Bro. André died in 1937 at the age of 91. The last words on his lips were the name of his beloved saint, “Joseph.” Over a million people came to pay him their final respects. Recognizing the saintly life of this humble man, Pope John Paul II beatified him in 1982 and Pope Benedict XVI canonized him on October 17, 2010. To this day, thousands come in pilgrimage to St. Joseph’s Oratory, where his tomb lies, to receive spiritual and physical healing. The memorial of St. André is celebrated on January 6.
Fr. Basil Moreau, C.S.C., the founder of the Congregation of Holy Cross, was born in 1799 in a small village near Le Mans, France. He grew up amidst the turmoil of the French Revolution. As a young priest, he felt compelled to revitalize a Church devastated by years of civil war. With nearly two-thirds of France’s clergy and religious exiled or killed, Fr. Moreau helped restore hope by organizing a group of Auxiliary Priests to preach, teach and bring the message of Christ to those in neglected towns and villages.
In 1835, at the bishop’s request, Fr. Moreau took direction of the Brothers of Saint Joseph, a group of young men formed into a teaching community in 1820 by Fr. Jacques Dujarié. Following his vision of starting a new religious community modeled on the Holy Family, Fr. Moreau united his auxiliary priests and the Brothers of St. Joseph in 1837 to form the Congregation of Holy Cross. Four years later, he founded a women’s group, the Marianites of Holy Cross. Together, the Holy Cross religious, united by their founder and their vows, ministered first in France, and later in other parts of Europe, Asia, North and South America, and Africa—always going to places where the needs were the greatest.

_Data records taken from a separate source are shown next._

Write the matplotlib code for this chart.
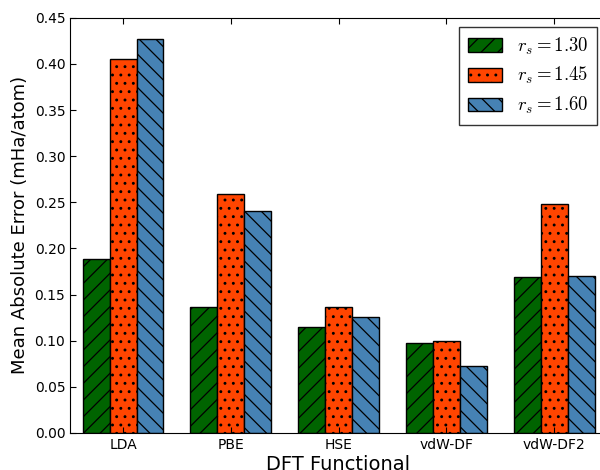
import numpy as np
import matplotlib
matplotlib.use('Agg')
import matplotlib.pyplot as plt

functionals = ['LDA', 'PBE', 'HSE', 'vdW-DF', 'vdW-DF2']
rs_130 = [0.188, 0.137, 0.115, 0.097, 0.169]
rs_145 = [0.405, 0.259, 0.137, 0.100, 0.248]
rs_160 = [0.427, 0.241, 0.126, 0.073, 0.170]
labels = [r'$r_s=1.30$', r'$r_s=1.45$', r'$r_s=1.60$']

plt.rcParams['mathtext.fontset'] = 'cm'
plt.rcParams['hatch.linewidth'] = 0.9
plt.rcParams['xtick.direction'] = 'in'
plt.rcParams['ytick.direction'] = 'in'

fig = plt.figure(figsize=(6, 4.7), dpi=100)
ax = fig.add_axes([0.117, 0.079, 0.893, 0.883])

x = np.arange(len(functionals))
w = 0.25
ax.bar(x - w, rs_130, w, color='#006400', edgecolor='black', hatch='//', linewidth=1.0, label=labels[0])
ax.bar(x, rs_145, w, color='#FF4500', edgecolor='black', hatch='..', linewidth=1.0, label=labels[1])
ax.bar(x + w, rs_160, w, color='#4682B4', edgecolor='black', hatch='\\\\', linewidth=1.0, label=labels[2])

ax.set_xlim(-0.49, 4.48)
ax.set_ylim(0, 0.45)
ax.set_yticks(np.arange(0, 0.46, 0.05))
ax.set_yticklabels(['%.2f' % v for v in np.arange(0, 0.46, 0.05)], fontsize=10)
ax.set_xticks(x)
ax.set_xticklabels(functionals, fontsize=10)
ax.tick_params(top=True, right=True, length=4)
ax.set_xlabel('DFT Functional', fontsize=14, labelpad=2)
ax.set_ylabel('Mean Absolute Error (mHa/atom)', fontsize=13)

leg = ax.legend(loc='upper right', fontsize=13.5, fancybox=False, handlelength=1.8,
                handleheight=0.75, borderpad=0.45, labelspacing=0.45, handletextpad=0.8)
leg.get_frame().set_edgecolor('black')
leg.get_frame().set_linewidth(1.0)

fig.savefig('out.png', dpi=100)
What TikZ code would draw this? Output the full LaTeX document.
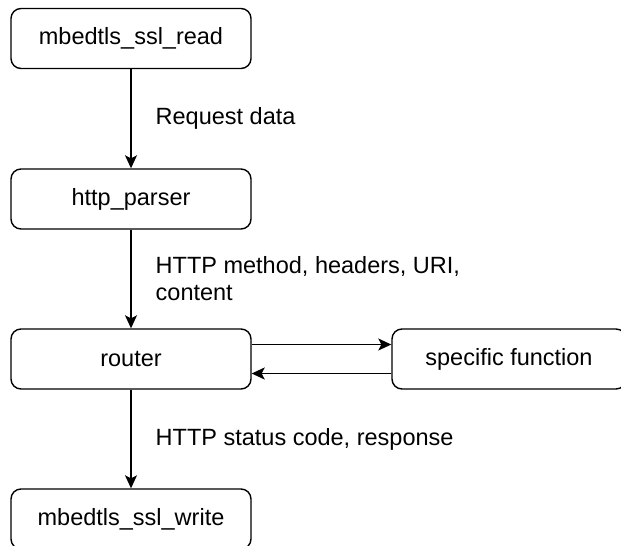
\documentclass[tikz,border=0pt]{standalone}
\usepackage{fontspec}
\setmainfont{Liberation Sans}
\usepackage{tikz}
\usetikzlibrary{arrows.meta, positioning}

\begin{document}
\begin{tikzpicture}[
    x=1pt, y=1pt,
    fnbox/.style={rectangle, draw, rounded corners=10pt, line width=1.4pt, minimum width=240pt, minimum height=60pt, align=center, font=\fontsize{23.5}{27}\selectfont},
    arrow/.style={-{Stealth[length=13pt, width=12pt, inset=3pt]}, line width=1.4pt},
    lbl/.style={font=\fontsize{23.5}{27}\selectfont, align=left, inner sep=0pt}
]

%% ── Frame (the reference cuts the lower and right boxes) ─────────────
\useasboundingbox (0,0) rectangle (621,-546);
\clip (0,0) rectangle (621,-546);

%% ── Main column (all at x = 131) ─────────────────────────────────────
\node[fnbox] (sslread)  at (131, -38.5) {mbedtls\_ssl\_read};
\node[fnbox] (parser)   at (131, -199)  {http\_parser};
\node[fnbox] (router)   at (131, -359)  {router};
\node[fnbox] (sslwrite) at (131, -519)  {mbedtls\_ssl\_write};

%% ── Side box ─────────────────────────────────────────────────────────
\node[fnbox, minimum width=234pt] (specfn) at (509, -359) {specific function};

%% ── Arrows ───────────────────────────────────────────────────────────
\draw[arrow] (sslread.south) -- node[lbl, right=24pt]{Request data} (parser.north);
\draw[arrow] (parser.south)  -- node[lbl, right=24pt]{HTTP method, headers, URI,\\content} (router.north);
\draw[arrow] (router.south)  -- node[lbl, right=24pt]{HTTP status code, response} (sslwrite.north);

%% router <-> specific function
\draw[arrow] ([yshift=14.5pt]router.east) -- ([yshift=14.5pt]specfn.west);
\draw[arrow] ([yshift=-14.5pt]specfn.west) -- ([yshift=-14.5pt]router.east);

\end{tikzpicture}
\end{document}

Fr. Moreau remained Superior General of the Congregation of Holy Cross for many years, enduring trials of every sort. Despite his struggles, he continued to bring hope to others through his preaching and retreats. Pope Benedict XVI beatified him on September 15, 2007, Our Lady of Sorrows, the feast day of the Congregation of Holy Cross. Blessed Fr. Moreau remains an inspiration to men and women who live his vision of “bringing hope to others” in more than 15 countries throughout the world.